Oxford Refernce Bible (KJV)
Wide Margin Edition

I bought this Bible in 1975. I wanted a wide-margin KJV and, although the 1967 Scofield was available in wide-margin format, I did not want the text modifications used in that edition. For the day, this Bible was quite expensive. By the time I paid for shipping, the price tag was somewhere between $35-40.

This Bible retains the British spellings, for example, "colour" instead of "color," etc.

Click on the images at the left to see the full-sized photos

Here is the box, listing the Bible's features.

This Bible does not have a concordance.

This Bible has seen a lot of use over the decades, and shows signs of wear, but it has held up remarkably well.

Although this is definitely a King James Version, and is identified as such on the box, it is never identified as such inside! However, it does include the dedicatory epistle.

A neat little design, yes, but this is actually the Coat of Arms of Oxford University. The motto, Dominus illuminatio mea, is from the first verse of Psalm 27 (Psalm 26 in the Latin Vulgate), "The LORD is my light."

The phrase Cum Privilegio ("With Privilege") indicates that Oxford University is authorized by the British government to print copies of the "Authorized Version."

This is a photo of the inside of the front cover, showing how the Morocco is folded to form a "lip" over the leather lining. The leather lining and the thin India paper make this Bible very flexible.

There are 16 pages (8 leaves) of ruled paper at the front, and 16 pages in the back, for notes. I have used these for notes of a more general nature, i.e., notes that are not specific to a book or passage.
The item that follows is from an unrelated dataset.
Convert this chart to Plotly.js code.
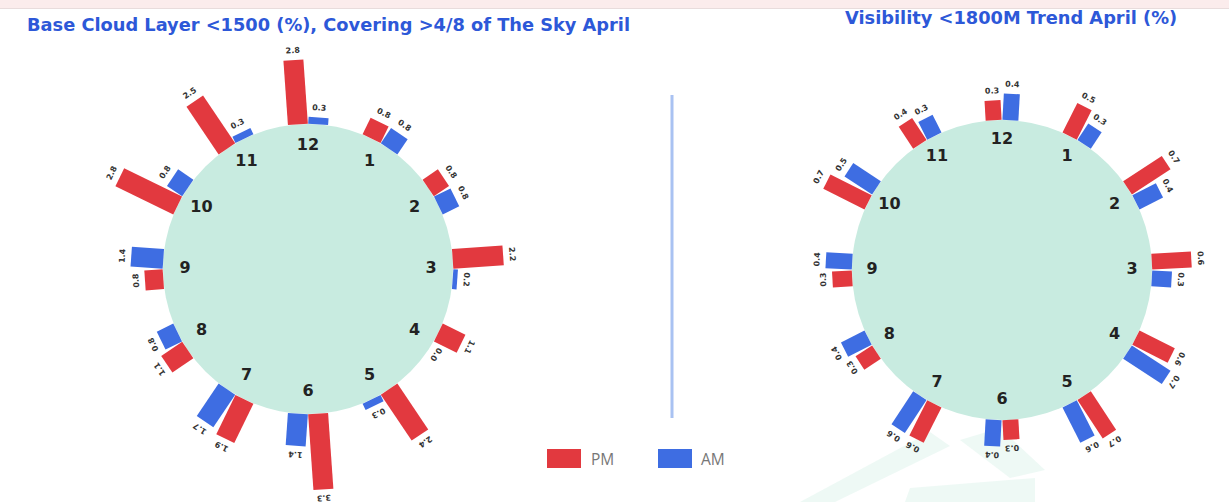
<!DOCTYPE html>
<html>
<head>
<meta charset="utf-8">
<script src="https://cdn.plot.ly/plotly-3.0.1.min.js"></script>
<style>html,body{margin:0;padding:0;background:#fff;} #chart{width:1229px;height:502px;}</style>
</head>
<body>
<div id="chart"></div>
<script>
// ---- Data ----
const hours = [1, 2, 3, 4, 5, 6, 7, 8, 9, 10, 11, 12];
const hourLabels = ['1', '2', '3', '4', '5', '6', '7', '8', '9', '10', '11', '12'];
const seriesNames = ['PM', 'AM'];
const cloudPM = [0.8, 0.8, 2.2, 1.1, 2.4, 3.3, 1.9, 1.1, 0.8, 2.8, 2.5, 2.8];
const cloudAM = [0.8, 0.8, 0.2, 0.0, 0.3, 1.4, 1.7, 0.8, 1.4, 0.8, 0.3, 0.3];
const visPM = [0.5, 0.7, 0.6, 0.6, 0.7, 0.3, 0.6, 0.3, 0.3, 0.7, 0.4, 0.3];
const visAM = [0.3, 0.4, 0.3, 0.7, 0.6, 0.4, 0.6, 0.4, 0.4, 0.5, 0.3, 0.4];
const titleLeft = 'Base Cloud Layer <1500 (%), Covering >4/8 of The Sky April';
const titleRight = 'Visibility <1800M Trend April (%)';

// ---- Styling / geometry ----
const W = 1229, H = 502;
const RED = '#e2393f', BLUE = '#3e6de2', DISC = '#c8ebe0';
const charts = [
  {key: 'polar',  pm: cloudPM, am: cloudAM, cx: 308,  cy: 269, rIn: 145, rOut: 232, ppu: 23, barW: 20, dTh: 4.0, inset: 22},
  {key: 'polar2', pm: visPM,   am: visAM,   cx: 1002, cy: 270, rIn: 150, rOut: 206, ppu: 66, barW: 16, dTh: 3.2, inset: 20}
];
const esc = s => s.replace(/</g, '&lt;').replace(/>/g, '&gt;');

function barTrace(values, off, color, width, subplot, name) {
  const r = [], th = [];
  values.forEach((v, i) => { r.push(0, v, null); th.push(hours[i] * 30 + off, hours[i] * 30 + off, null); });
  return {type: 'scatterpolar', subplot, name, mode: 'lines', r, theta: th, connectgaps: false,
          line: {color, width}, hoverinfo: 'skip', showlegend: false};
}
function labelTrace(values, off, pad, subplot) {
  return {type: 'scatterpolar', subplot, mode: 'text',
          r: values.map(v => v + pad), theta: hours.map(h => h * 30 + off),
          text: values.map(v => v.toFixed(1)), textposition: 'middle center',
          textfont: {family: 'DejaVu Sans', size: 8, color: '#333', weight: 700},
          cliponaxis: false, hoverinfo: 'skip', showlegend: false};
}

const data = [];
const WM = 'rgba(200,235,222,0.3)';
const layout = {
  width: W, height: H, margin: {l: 0, r: 0, t: 0, b: 0},
  paper_bgcolor: '#ffffff', showlegend: false,
  shapes: [
    {type: 'rect', xref: 'paper', yref: 'paper', x0: 0, x1: 1, y0: 1 - 8 / H, y1: 1, fillcolor: '#fbecec', line: {width: 0}, layer: 'below'},
    {type: 'line', xref: 'paper', yref: 'paper', x0: 0, x1: 1, y0: 1 - 8.5 / H, y1: 1 - 8.5 / H, line: {color: '#e8dcdc', width: 1}, layer: 'below'},
    // faint background watermark
    {type: 'path', xref: 'paper', yref: 'paper', layer: 'below', fillcolor: WM, line: {width: 0},
     path: `M ${800/W} ${1-502/H} L ${930/W} ${1-432/H} L ${950/W} ${1-446/H} L ${835/W} ${1-502/H} Z`},
    {type: 'path', xref: 'paper', yref: 'paper', layer: 'below', fillcolor: WM, line: {width: 0},
     path: `M ${905/W} ${1-502/H} L ${910/W} ${1-488/H} L ${1035/W} ${1-478/H} L ${1035/W} ${1-502/H} Z`},
    {type: 'path', xref: 'paper', yref: 'paper', layer: 'below', fillcolor: WM, line: {width: 0},
     path: `M ${960/W} ${1-440/H} L ${1000/W} ${1-428/H} L ${1045/W} ${1-470/H} L ${1010/W} ${1-478/H} Z`},
    {type: 'line', xref: 'paper', yref: 'paper', x0: 672 / W, x1: 672 / W, y0: 1 - 418 / H, y1: 1 - 95 / H, line: {color: '#a9c2f2', width: 3}},
    {type: 'rect', xref: 'paper', yref: 'paper', x0: 547 / W, x1: 581 / W, y0: 1 - 468 / H, y1: 1 - 449 / H, fillcolor: RED, line: {width: 0}},
    {type: 'rect', xref: 'paper', yref: 'paper', x0: 658 / W, x1: 692 / W, y0: 1 - 468 / H, y1: 1 - 449 / H, fillcolor: BLUE, line: {width: 0}}
  ],
  annotations: [
    {text: '<b>' + esc(titleLeft) + '</b>', xref: 'paper', yref: 'paper', x: 25 / W, y: 1 - 25 / H, xanchor: 'left', yanchor: 'middle', showarrow: false,
     font: {family: 'DejaVu Sans', size: 17.8, color: '#2d58d8'}},
    {text: '<b>' + esc(titleRight) + '</b>', xref: 'paper', yref: 'paper', x: 843 / W, y: 1 - 18 / H, xanchor: 'left', yanchor: 'middle', showarrow: false,
     font: {family: 'DejaVu Sans', size: 17.8, color: '#2d58d8'}},
    {text: seriesNames[0], xref: 'paper', yref: 'paper', x: 589 / W, y: 1 - 459 / H, xanchor: 'left', yanchor: 'middle', showarrow: false,
     font: {family: 'Open Sans', size: 15.5, color: '#777'}},
    {text: seriesNames[1], xref: 'paper', yref: 'paper', x: 699 / W, y: 1 - 459 / H, xanchor: 'left', yanchor: 'middle', showarrow: false,
     font: {family: 'Open Sans', size: 15.5, color: '#777'}}
  ]
};

charts.forEach(c => {
  const rh = c.rIn / c.ppu;                 // inner disc in radial units
  const rmax = (c.rOut - c.rIn) / c.ppu;
  layout[c.key] = {
    domain: {x: [(c.cx - c.rOut) / W, (c.cx + c.rOut) / W], y: [1 - (c.cy + c.rOut) / H, 1 - (c.cy - c.rOut) / H]},
    bgcolor: 'rgba(0,0,0,0)',
    radialaxis: {visible: false, range: [-rh, rmax], showgrid: false},
    angularaxis: {visible: false, rotation: 90, direction: 'clockwise', showgrid: false},
  };
  layout.shapes.push({type: 'circle', xref: 'paper', yref: 'paper', layer: 'below',
    x0: (c.cx - c.rIn) / W, x1: (c.cx + c.rIn) / W, y0: 1 - (c.cy + c.rIn) / H, y1: 1 - (c.cy - c.rIn) / H,
    fillcolor: DISC, line: {width: 0}});
  const pad = 9 / c.ppu;
  data.push(barTrace(c.pm, -c.dTh, RED, c.barW, c.key, 'PM'));
  data.push(barTrace(c.am, c.dTh, BLUE, c.barW, c.key, 'AM'));
  data.push(labelTrace(c.pm, -c.dTh, pad, c.key));
  data.push(labelTrace(c.am, c.dTh, pad, c.key));
  data.push({type: 'scatterpolar', subplot: c.key, mode: 'text',
    r: hours.map(() => -c.inset / c.ppu), theta: hours.map(h => h * 30), text: hourLabels,
    textfont: {family: 'DejaVu Sans', size: 16, color: '#222', weight: 700},
    hoverinfo: 'skip', showlegend: false});
});

Plotly.newPlot('chart', data, layout, {staticPlot: true}).then(gd => {
  const host = gd.getBoundingClientRect();
  gd.querySelectorAll('g.textpoint text').forEach(t => {
    const fs = parseFloat(t.style.fontSize || '0');
    if (!(fs > 0 && fs < 12)) return;
    const br = t.getBoundingClientRect();
    const bx = br.left + br.width / 2 - host.left, by = br.top + br.height / 2 - host.top;
    const c = bx < 672 ? charts[0] : charts[1];
    const ang = Math.atan2(bx - c.cx, -(by - c.cy)) * 180 / Math.PI;
    const bb = t.getBBox();
    const px = bb.x + bb.width / 2, py = bb.y + bb.height / 2;
    const prev = t.getAttribute('transform') || '';
    t.setAttribute('transform', (prev + ' rotate(' + ang.toFixed(1) + ',' + px.toFixed(1) + ',' + py.toFixed(1) + ')').trim());
  });
});
</script>
</body>
</html>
A common feature in older editions of the KJV was a brief outline at the beginning of each chapter. This feature was not specific to Oxford. We have an old Collins Bible that has this feature, and a 1988 edition of the Thompson Chain Reference Bible also has it.
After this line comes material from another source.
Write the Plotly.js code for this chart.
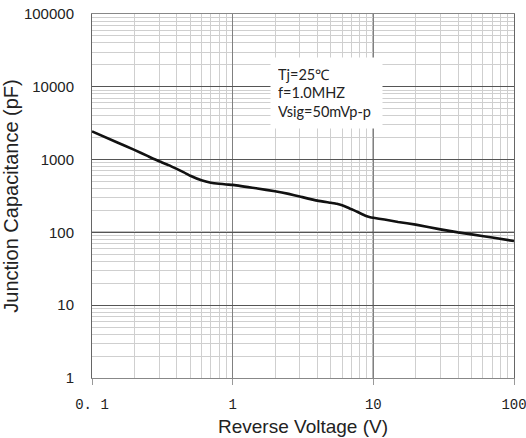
<!DOCTYPE html>
<html>
<head>
<meta charset="utf-8">
<script src="https://cdn.plot.ly/plotly-3.0.1.min.js"></script>
<style>html,body{margin:0;padding:0;background:#fff;}#chart{width:526px;height:438px;}</style>
</head>
<body>
<div id="chart"></div>
<script>
const voltage = [0.1, 0.15, 0.2, 0.25, 0.3, 0.35, 0.4, 0.45, 0.5, 0.6, 0.7, 0.8, 0.9, 1, 1.5, 2, 2.5, 3, 4, 5, 5.5, 6, 6.5, 7, 7.5, 8, 8.5, 9, 9.5, 10, 12, 15, 20, 30, 40, 50, 70, 100];
const capacitance = [2440, 1734, 1358, 1114, 948, 841, 746, 668, 600, 520, 482, 465, 455, 450, 400, 368, 338, 311, 273, 255, 247, 236, 222, 208, 196, 185, 175, 167, 162, 159, 150, 139, 128, 110, 100, 94, 85, 76];
const xTickVals = [0.1, 1, 10, 100];
const xTickText = ['0. 1', '1', '10', '100'];
const yTickVals = [1, 10, 100, 1000, 10000, 100000];
const yTickText = ['1', '10', '100', '1000', '10000', '100000'];
const noteLines = ['Tj=25℃', 'f=1.0MHZ', 'Vsig=50mVp-p'];

const trace = {
  x: voltage, y: capacitance, type: 'scatter', mode: 'lines',
  line: {color: '#111', width: 2.6, shape: 'spline', smoothing: 0.4},
  hoverinfo: 'skip'
};

const layout = {
  width: 526, height: 438,
  margin: {l: 92, r: 12, t: 14, b: 60},
  paper_bgcolor: '#fff', plot_bgcolor: '#fff',
  showlegend: false,
  xaxis: {
    type: 'log', range: [-1, 2],
    tickmode: 'array', tickvals: xTickVals, ticktext: xTickText,
    tickfont: {family: 'Liberation Mono, DejaVu Sans Mono, monospace', size: 14, color: '#222'},
    ticks: 'outside', ticklen: 6, tickcolor: '#999', tickwidth: 1,
    ticklabelstandoff: 7, ticklabeloverflow: 'allow',
    showgrid: true, gridcolor: '#808080', gridwidth: 1,
    minor: {dtick: 'D1', showgrid: true, gridcolor: '#cfcfcf', gridwidth: 1, ticks: ''},
    showline: true, linecolor: '#888', linewidth: 1, mirror: true,
    zeroline: false,
    title: {text: 'Reverse Voltage (V)', font: {family: 'Liberation Sans, Arial, sans-serif', size: 19, color: '#222'}, standoff: 7}
  },
  yaxis: {
    type: 'log', range: [0, 5],
    tickmode: 'array', tickvals: yTickVals, ticktext: yTickText,
    tickfont: {family: 'Liberation Sans, Arial, sans-serif', size: 15, color: '#222'},
    ticks: '', ticklabelstandoff: 14,
    showgrid: true, gridcolor: '#555', gridwidth: 1,
    minor: {dtick: 'D1', showgrid: true, gridcolor: '#cfcfcf', gridwidth: 1, ticks: ''},
    showline: true, linecolor: '#666', linewidth: 1, mirror: true,
    zeroline: false,
    title: {text: 'Junction Capacitance (pF)', font: {family: 'Liberation Sans, Arial, sans-serif', size: 20, color: '#222'}, standoff: 12}
  },
  shapes: [
    {type: 'line', xref: 'x', yref: 'paper', x0: 10, x1: 10, y0: 0, y1: 1, line: {color: '#000', width: 1.2}, layer: 'below'},
    {type: 'line', xref: 'paper', yref: 'y', x0: 0, x1: 1, y0: 100, y1: 100, line: {color: '#000', width: 1.2}, layer: 'below'}
  ],
  annotations: [{
    xref: 'paper', yref: 'paper',
    x: (270 - 92) / 422, y: 1 - (57 - 14) / 364,
    xanchor: 'left', yanchor: 'top',
    width: 97, height: 56, align: 'left', valign: 'middle',
    text: noteLines.join('<br>'), showarrow: false,
    bgcolor: '#fff', borderpad: 7,
    font: {family: 'Lato, Open Sans, sans-serif', size: 14.5, color: '#222'}
  }]
};

Plotly.newPlot('chart', [trace], layout, {displayModeBar: false, staticPlot: true});
</script>
</body>
</html>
The first and last signitures of a Smyth-sown book take greater stress than the rest of the book. To help relieve this stress, some Bibles (including our Oxford Reference Bible) have a feature called whipstitching. Whipstitching is a seam sewn on the first half of the first signiture, and the second half of the last signiture, to help hold together the pages that are closest to the covers. This photo shows this seam on the second half of the last signiture of this Bible.

This photo was taken a little "closer in" to show the whipstitching in its relationship to the usual Smyth-sown threads. In this photo, you can see three of the threads in the "gutter" of the signiture. These are common to any Smyth-sown bindings. But notice the additional seam to the right of the gutter. This is the whipstitching.